Mitsubishi Motors Corp. reported a sharp 73% drop in net income for fiscal year 2024 despite increased vehicle sales, as the automaker struggles with rising costs and regional market challenges.
The Japanese carmaker saw net income fall to ¥41 billion ($US) in the year ended March 31, down from ¥154.7 billion a year earlier. Operating profit declined 27% to ¥138.8 billion while maintaining essentially flat sales of ¥2.79 trillion.
Operating profit margin contracted to 5.0% from 6.8% in the previous year, reflecting significant cost pressures. The company managed to increase global retail sales volume by 3% to 842,000 units, driven primarily by strong performance in North America (+14%) and Japan (+6%).
“Market conditions remain volatile across our key regions,” the company indicated in its presentation materials. Particularly challenging was Thailand, where rapid increases in Chinese BEV imports disrupted the market, contributing to the profit decline.
The company’s outlook appears even more challenging, with FY2025 operating profit forecast to fall further to ¥100 billion, representing another 28% decline. This projection includes an anticipated ¥40 billion negative impact from tariffs. Mitsubishi also announced it would cut its dividend to ¥10 per share from ¥15.

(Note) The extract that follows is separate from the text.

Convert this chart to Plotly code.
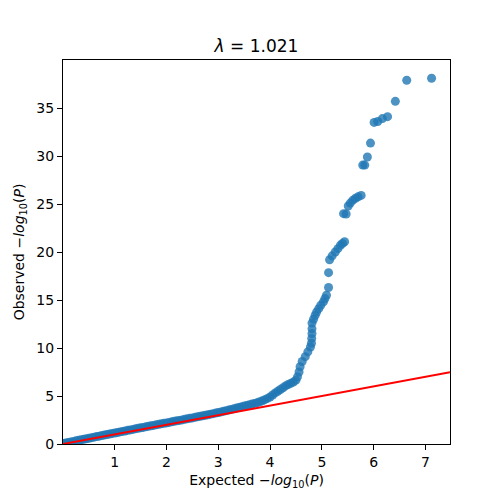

The automaker is pivoting its strategy to focus more on hybrid electric vehicles rather than fully electric models, citing plateauing global BEV growth. Plans for FY2025 include expanding ASEAN market share through new model launches and strengthening its position in Vietnam and the Philippines.
Mitsubishi’s “Challenge 2025” mid-term plan targets now appear increasingly difficult to achieve, with the company acknowledging it will likely fall substantially short of its 1.1 million unit sales volume and ¥220 billion operating profit goals.